I highly recommend not adding a dependency on Celery for this particular thing (or, preferably, at all).  Celery is a queue for asynchronous processing of heterogeneous tasks, while what we need is a queue for serial processing of homogeneous data.  We don't want our individual data files to end up in different tasks, because that implies a separate connection to upload each file (versus a single TCP stream where each data file is sent in serial for better throughput).
We want one upload task, and a data queue (not a task queue) sitting in front of it.  If SatNOGs uses Celery, it's probably not involved in the step you're thinking of, and if I'm wrong about that, then that's a giant, fluorescent red flag saying that we shouldn't be following their lead on this.

I'll also point out that Celery is a incredibly complicated library
(>7000 lines without counting dependencies) that introduces a ton of dependencies.  The Celery FAQ gives lame, half-baked excuses for why this doesn't matter, but it definitely does matter (which I could get into, but for now that's outside the scope of this document).  The only upside is that Celery is actually packaged for Debian, so if we did decide to use it (for a purpose to which it's actually suited), those dependencies are somewhat more manageable.

Why do you think that Django integration is relevant?  I wasn't aware that there was any interaction between the store-forward mechanism and a web page running on the SBC.  Even if we want to publish how many stored, unsent data files there are (and how much space they're taking up (In memory? On disk?) and how much space is left), there are significantly better ways to do that.

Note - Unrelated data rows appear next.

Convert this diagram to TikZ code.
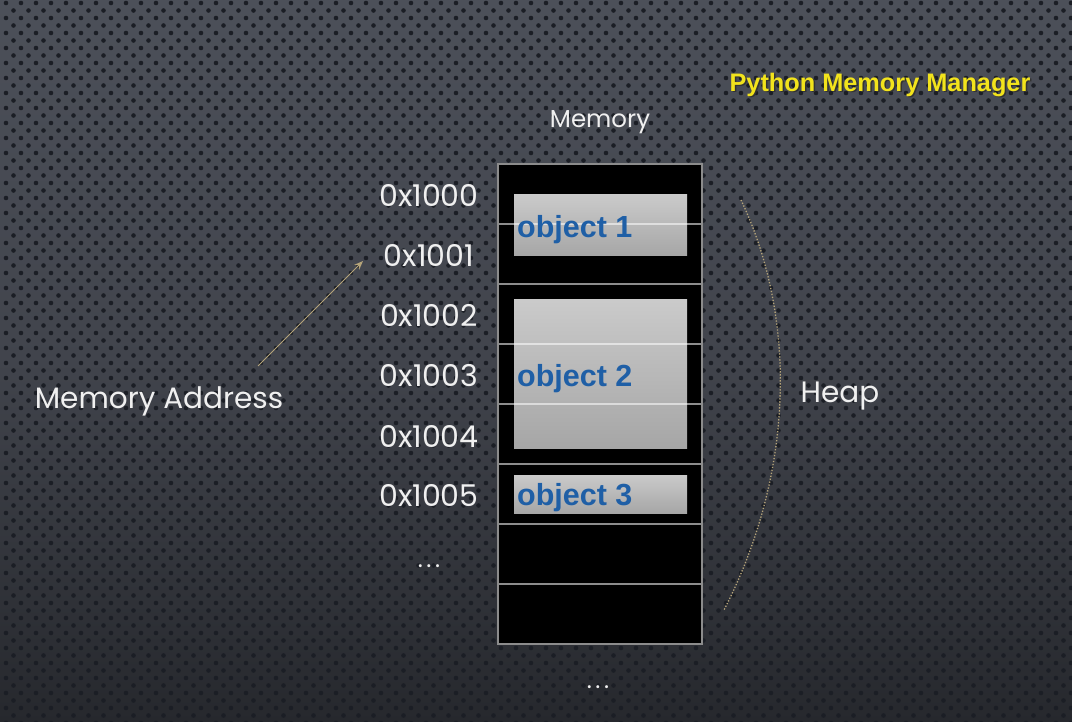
\documentclass[tikz,border=0pt]{standalone}
\usepackage{fontspec}
\setmainfont{Poppins}
\newfontfamily\arialfont{Liberation Sans}
\usetikzlibrary{arrows.meta}
\definecolor{bgtop}{HTML}{4C5059}
\definecolor{bgmid}{HTML}{41444C}
\definecolor{bgbot}{HTML}{26282D}
\definecolor{dotc}{HTML}{1B1E25}
\definecolor{objblue}{HTML}{1F5FA6}
\definecolor{ptitle}{HTML}{F2E31C}
\definecolor{tan}{HTML}{B5A47A}
\definecolor{lbl}{HTML}{F0F0F0}
\definecolor{objtop}{HTML}{CACACA}
\definecolor{objbot}{HTML}{A6A6A6}
\newcommand{\mydots}{.\hspace{3.5pt}.\hspace{3.5pt}.}
\tikzset{
  addr/.style={text=lbl, font=\fontsize{30}{34}\selectfont, inner sep=0pt},
  objbox/.style={top color=objtop, bottom color=objbot, draw=none},
  objtext/.style={text=objblue, font=\arialfont\bfseries\fontsize{30.5}{34}\selectfont, inner sep=0pt, anchor=west},
  rowline/.style={draw=white, draw opacity=0.55, line width=1.5pt},
  bigtext/.style={text=lbl, font=\fontsize{29.5}{34}\selectfont, inner sep=0pt},
  titletext/.style={font=\arialfont\bfseries\fontsize{25.3}{28}\selectfont, inner sep=0pt},
}
\begin{document}
\begin{tikzpicture}[x=1pt,y=-1pt]
\useasboundingbox (0,0) rectangle (1072,722);
% background
\shade[top color=bgtop, bottom color=bgbot, middle color=bgmid] (0,0) rectangle (1072,722);
\foreach \r in {0,...,96}{
  \pgfmathsetmacro{\off}{mod(\r,2)*7.5}
  \fill[dotc] \foreach \c in {0,...,72}{ ({\c*15+\off+6},{\r*7.5+3}) circle[radius=2.3pt] };
}
% memory column
\fill[black] (498,164) rectangle (702,644);
\shade[objbox] (514,195) rectangle (687,256);
\shade[objbox] (514,300) rectangle (687,448);
\shade[objbox] (514,475) rectangle (687,513);
\foreach \yy in {224,284,344,404,464,524,584}{
  \draw[rowline] (498,\yy) -- (702,\yy);
}
\node[draw=white!55!black, line width=1.5pt, minimum width=204pt, minimum height=480pt, inner sep=0pt] (mem) at (600,404) {};
\node[objtext] (o1) at (517,230) {object 1};
\node[objtext] (o2) at (517,379) {object 2};
\node[objtext] (o3) at (517,498) {object 3};
% labels
\node[text=lbl, font=\fontsize{24.5}{28}\selectfont, inner sep=0pt] (memlbl) at (600,122) {Memory};
\node[addr] (a0) at (429,195) {0x1000};
\node[addr] (a1) at (429,255) {0x1001};
\node[addr] (a2) at (429,315) {0x1002};
\node[addr] (a3) at (429,376) {0x1003};
\node[addr] (a4) at (429,436) {0x1004};
\node[addr] (a5) at (429,496) {0x1005};
\node[addr, font=\fontsize{24}{28}\selectfont] (a6) at (429,566) {\mydots};
\node[addr, font=\fontsize{24}{28}\selectfont] (a7) at (598,687) {\mydots};
\node[bigtext] (maddr) at (159,401) {Memory Address};
\node[bigtext] (heap) at (840,396) {Heap};
\node[titletext, text=black!80] at (881.5,86.5) {Python Memory Manager};
\node[titletext, text=ptitle] (title) at (880,85) {Python Memory Manager};
% arrow
\coordinate (as) at (258,366);
\coordinate (ae) at (363,261);
\draw[tan, line width=1pt, -{Stealth[length=9pt,width=7pt]}] (as) -- (ae);
% heap arc
\coordinate (h1) at (741,200);
\coordinate (h2) at (724,610);
\draw[tan, line width=1.3pt, dash pattern=on 1.3pt off 1.7pt] (h1) .. controls (796,315) and (796,470) .. (h2);
\end{tikzpicture}
\end{document}
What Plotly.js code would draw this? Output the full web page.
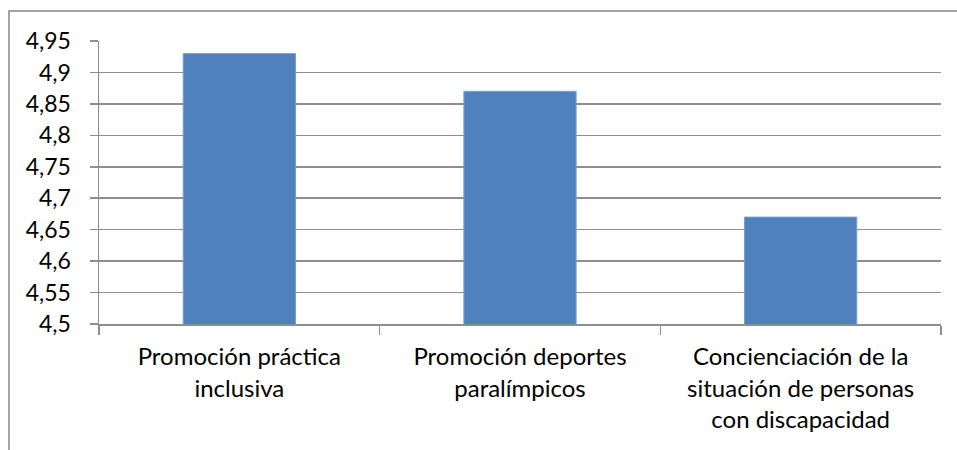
<!DOCTYPE html>
<html>
<head>
<meta charset="utf-8">
<script src="https://cdn.plot.ly/plotly-3.0.1.min.js"></script>
<style>html,body{margin:0;padding:0;background:#fff;}#chart{width:957px;height:450px;}</style>
</head>
<body>
<div id="chart"></div>
<script>
const categories = [
  "Promoción práctica<br>inclusiva",
  "Promoción deportes<br>paralímpicos",
  "Concienciación de la<br>situación de personas<br>con discapacidad"
];
const values = [4.93, 4.87, 4.67];
const yTickVals = [4.5, 4.55, 4.6, 4.65, 4.7, 4.75, 4.8, 4.85, 4.9, 4.95];
const yTickText = ["4,5", "4,55", "4,6", "4,65", "4,7", "4,75", "4,8", "4,85", "4,9", "4,95"];

const fontFam = "Lato, 'Open Sans', sans-serif";
Plotly.newPlot('chart', [{
  type: 'bar',
  x: categories,
  y: values,
  marker: {color: '#4F81BD', line: {color: '#7BA0CD', width: 1}},
  hoverinfo: 'none'
}], {
  width: 957, height: 450,
  margin: {l: 99, r: 16, t: 41, b: 126},
  paper_bgcolor: '#fff', plot_bgcolor: '#fff',
  bargap: 0.6,
  showlegend: false,
  font: {family: fontFam, size: 24, color: '#000'},
  xaxis: {
    type: 'category',
    showgrid: false,
    showline: true, linecolor: '#8E8E8E', linewidth: 1.5,
    ticks: 'outside', tickson: 'boundaries', ticklen: 9, tickcolor: '#8E8E8E', tickwidth: 1.5,
    tickfont: {family: fontFam, size: 24, color: '#000'},
    ticklabelstandoff: 11,
    fixedrange: true
  },
  yaxis: {
    range: [4.5, 4.95],
    tickvals: yTickVals, ticktext: yTickText,
    showgrid: true, gridcolor: '#8E8E8E', gridwidth: 1.5,
    zeroline: false,
    showline: true, linecolor: '#8E8E8E', linewidth: 1.5,
    ticks: 'outside', ticklen: 8, tickcolor: '#8E8E8E', tickwidth: 1.5,
    tickfont: {family: fontFam, size: 23, color: '#000'},
    ticklabelstandoff: 14,
    fixedrange: true
  },
  shapes: [{
    type: 'path', xref: 'paper', yref: 'paper',
    path: 'M -0.1069 -0.5 L -0.1069 1.1060 L 1.2 1.1060',
    line: {color: '#878787', width: 1.5}
  }]
}, {displayModeBar: false, staticPlot: true});
</script>
</body>
</html>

The first draft of this email had more reasons not to use Celery, because it isn't at all suited as a store-forward system.  Now that I'm awake and thinking clearly, we don't necessarily want to store every single data file to an actual disk in case of power loss before the upload catches up with the backlog (since that's currently a sticking point for the ringbuffer), so those points are moot.
However, I will say that if we overcome the problems associated with the ringbuffer, then Celery is *definitely* not what we want to use.
Note also that inotify still works in a memory-backed tmpfs, so if we wanted to write an in-memory data queue first, then turn it into a on-disk ringbuffer later, that would be a trivial change.